"Prozac & Herbalife"


O controlo do défice orçamental transformou-se, para o bem e para o mal, na ‘Operação Triunfo’ do Governo.

Cortar a despesa pública, diminuir o peso do Estado na Economia, moderar fortemente os salários da Função Pública são todos, sem excepção, caminhos que vão dar a Bruxelas. E já não restam hoje dúvidas que Durão Barroso será julgado, em 2006 ou mais cedo se a economia persistir nos seus sinais recessivos, pela sua capacidade de sanear as finanças públicas e promover uma política de efectiva consolidação orçamental.

Ora, Cavaco Silva veio alertar para os riscos desta ortodoxia financeira ditada pelo Pacto de Estabilidade e Crescimento. Tal como já o fizera, antes, Jorge Sampaio.

Usando uma linguagem acessível, que não ficaria mal a um candidato presidencial, o ex-primeiro-ministro sintetizou a questão: «Se se continuar a gastar dinheiro em estádios de futebol e se a fuga aos deveres fiscais não acabar», o controlo do défice terá sido em vão.

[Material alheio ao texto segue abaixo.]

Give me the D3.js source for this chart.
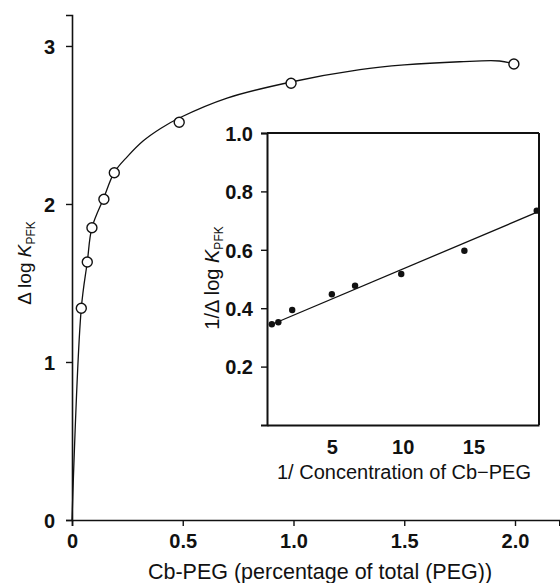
<!DOCTYPE html>
<html>
<head>
<meta charset="utf-8">
<script src="https://cdn.jsdelivr.net/npm/d3@7"></script>
<style>
  html, body { margin: 0; padding: 0; background: #fff; }
  svg { display: block; font-family: "Liberation Sans", Arial, Helvetica, sans-serif; }
</style>
</head>
<body>
<svg id="chart" width="560" height="583"></svg>
<script>
// ---- Main panel data ----
const pegPercent = [0.042, 0.069, 0.090, 0.144, 0.191, 0.484, 0.989, 1.995];
const deltaLogK  = [1.34, 1.633, 1.85, 2.03, 2.198, 2.517, 2.764, 2.886];
// drawn smooth curve
const curveX = [0, 0.042, 0.069, 0.090, 0.144, 0.191, 0.25, 0.322, 0.4, 0.484, 0.7, 0.989, 1.3, 1.5, 1.75, 1.93, 1.995];
const curveY = [0, 1.34, 1.633, 1.85, 2.04, 2.2, 2.30, 2.40, 2.478, 2.544, 2.67, 2.772, 2.85, 2.88, 2.90, 2.905, 2.886];
const mainXTicks = [0, 0.5, 1.0, 1.5, 2.0];
const mainXTickLabels = ["0", "0.5", "1.0", "1.5", "2.0"];
const mainYTicks = [0, 1, 2, 3];

// ---- Inset data (double reciprocal) ----
const invConc  = [0.76, 1.22, 2.2, 5.0, 6.64, 9.9, 14.36, 19.47];
const invDelta = [0.345, 0.352, 0.394, 0.448, 0.477, 0.517, 0.597, 0.734];
const lineIntercept = 0.329;
const lineSlope = 0.0205;
const lineXRange = [0.7, 19.5];
const insetXTicks = [5, 10, 15];
const insetYTicks = [0.2, 0.4, 0.6, 0.8, 1.0];

const svg = d3.select("#chart");
const ink = "#111";

// ---- Main scales ----
const x = d3.scaleLinear().domain([0, 2.2]).range([72, 72 + 2.2 * 221.5]);
const y = d3.scaleLinear().domain([0, 3.196]).range([520, 15]);

// axes
const xAxis = d3.axisBottom(x).tickValues(mainXTicks)
  .tickFormat((d, i) => mainXTickLabels[i]).tickSizeOuter(0).tickSize(6).tickPadding(8);
const gx = svg.append("g").attr("transform", `translate(0,${y(0)})`).call(xAxis);
const yAxis = d3.axisLeft(y).tickValues(mainYTicks).tickFormat(d3.format("d"))
  .tickSizeOuter(0).tickSize(6).tickPadding(11);
const gy = svg.append("g").attr("transform", `translate(${x(0)},0)`).call(yAxis);
[gx, gy].forEach(g => {
  g.select(".domain").attr("stroke", ink).attr("stroke-width", 1.6);
  g.selectAll(".tick line").attr("stroke", ink).attr("stroke-width", 1.4);
  g.selectAll(".tick text").attr("fill", ink).style("font-size", "20px").style("font-weight", "bold");
});
gx.selectAll(".tick text").attr("dy", "0.71em");
gy.selectAll(".tick text").attr("dy", "0.36em");

// main curve
const curveData = curveX.map((v, i) => [v, curveY[i]]);
svg.append("path")
  .datum(curveData)
  .attr("fill", "none").attr("stroke", ink).attr("stroke-width", 1.3)
  .attr("d", d3.line().x(d => x(d[0])).y(d => y(d[1])).curve(d3.curveCatmullRom.alpha(0.5)));

// main points
svg.append("g").selectAll("circle")
  .data(pegPercent.map((v, i) => [v, deltaLogK[i]]))
  .join("circle")
  .attr("cx", d => x(d[0])).attr("cy", d => y(d[1])).attr("r", 5)
  .attr("fill", "#fff").attr("stroke", ink).attr("stroke-width", 1.4);

// main axis titles
svg.append("text")
  .attr("x", 320).attr("y", 579).attr("text-anchor", "middle")
  .attr("fill", ink).style("font-size", "21.5px")
  .text("Cb-PEG (percentage of total (PEG))");

const yt = svg.append("text")
  .attr("transform", "translate(31,263) rotate(-90)")
  .attr("text-anchor", "middle").attr("fill", ink).style("font-size", "19px");
yt.append("tspan").text("\u0394 log ");
yt.append("tspan").style("font-style", "italic").text("K");
yt.append("tspan").attr("dy", 4).style("font-size", "12px").text("PFK");

// ---- Inset ----
const ix = d3.scaleLinear().domain([0.42, 19.63]).range([267, 539]);
const iy = d3.scaleLinear().domain([0, 1.0]).range([425, 133]);

// frame (top, right)
const frame = svg.append("g").attr("fill", "none").attr("stroke", ink).attr("stroke-width", 2);
frame.append("line").attr("x1", ix.range()[0]).attr("x2", ix.range()[1]).attr("y1", iy(1.0)).attr("y2", iy(1.0));
frame.append("line").attr("x1", ix.range()[1]).attr("x2", ix.range()[1]).attr("y1", iy(1.0)).attr("y2", iy(0));

const ixAxis = d3.axisBottom(ix).tickValues(insetXTicks).tickFormat(d3.format("d"))
  .tickSizeOuter(0).tickSize(0).tickPadding(15);
const gix = svg.append("g").attr("transform", `translate(0,${iy(0)})`).call(ixAxis);
const iyAxis = d3.axisLeft(iy).tickValues(insetYTicks).tickFormat(d3.format(".1f"))
  .tickSizeOuter(0).tickSize(6).tickPadding(8);
const giy = svg.append("g").attr("transform", `translate(${ix.range()[0]},0)`).call(iyAxis);
[gix, giy].forEach(g => {
  g.select(".domain").attr("stroke", ink).attr("stroke-width", 2);
  g.selectAll(".tick line").attr("stroke", ink).attr("stroke-width", 1.4);
  g.selectAll(".tick text").attr("fill", ink).style("font-size", "20px").style("font-weight", "bold");
});
gix.selectAll(".tick text").attr("dy", "0.71em");
giy.selectAll(".tick text").attr("dy", "0.36em");

// regression line
svg.append("path")
  .datum(lineXRange.map(v => [v, lineIntercept + lineSlope * v]))
  .attr("fill", "none").attr("stroke", ink).attr("stroke-width", 1.3)
  .attr("d", d3.line().x(d => ix(d[0])).y(d => iy(d[1])));

// inset points
svg.append("g").selectAll("circle")
  .data(invConc.map((v, i) => [v, invDelta[i]]))
  .join("circle")
  .attr("cx", d => ix(d[0])).attr("cy", d => iy(d[1])).attr("r", 3.2)
  .attr("fill", ink);

// inset titles
svg.append("text")
  .attr("x", 404).attr("y", 479).attr("text-anchor", "middle")
  .attr("fill", ink).style("font-size", "20px")
  .text("1/ Concentration of Cb\u2212PEG");

const iyt = svg.append("text")
  .attr("transform", "translate(219,278) rotate(-90)")
  .attr("text-anchor", "middle").attr("fill", ink).style("font-size", "20px");
iyt.append("tspan").text("1/\u0394 log ");
iyt.append("tspan").style("font-style", "italic").text("K");
iyt.append("tspan").attr("dy", 4).style("font-size", "12px").text("PFK");
</script>
</body>
</html>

A coincidência de pontos de vista entre Jorge Sampaio e Cavaco Silva reflecte, sobretudo, uma questão de senso comum: o espartilho orçamental imposto pela ministra das Finanças é um fim em si mesmo para recuperar o estatuto de bom aluno europeu ou é um meio que visa a consolidação orçamental e o relançamento da economia?
É aqui que reside a posição ingrata da ministra das Finanças. Criou-se a ideia, na generalidade da opinião pública, que é da acção de Manuela Ferreira Leite que depende o futuro do País e do Governo.

Essa é, porém, uma ideia falsa. Nem a ministra das Finanças terá sucesso na consolidação orçamental sem a cobertura e a coragem política do primeiro-ministro; nem a disciplina financeira imposta terá qualquer efeito sobre a economia sem a sua conjugação com outras políticas sectoriais.



Ou seja, recorrendo à linguagem médica, o País precisa, em doses certeiras, de uma terapia que lhe permita emagrecer e encarar o futuro da economia com optimismo – um misto de Herbalife e de Prozac.

Não podendo Manuela Ferreira Leite pedir, simultaneamente, contenção e moderação aos agentes económicos e empolgar empresários e investidores, esse papel terá de ser assumido por outros colegas do Governo.

Não se vislumbra, porém, no Executivo quem o faça.

Esse discurso mobilizador está ausente e asfixiado pela obsessão orçamental – que é virtuosa mas não pode ser omnipresente.

A pergunta é, pois, legítima: se Durão Barroso tiver, em 2006, o meritório saneamento das contas públicas como único trunfo para apresentar aos eleitores, o que restará da economia real? E como estará, então, o País?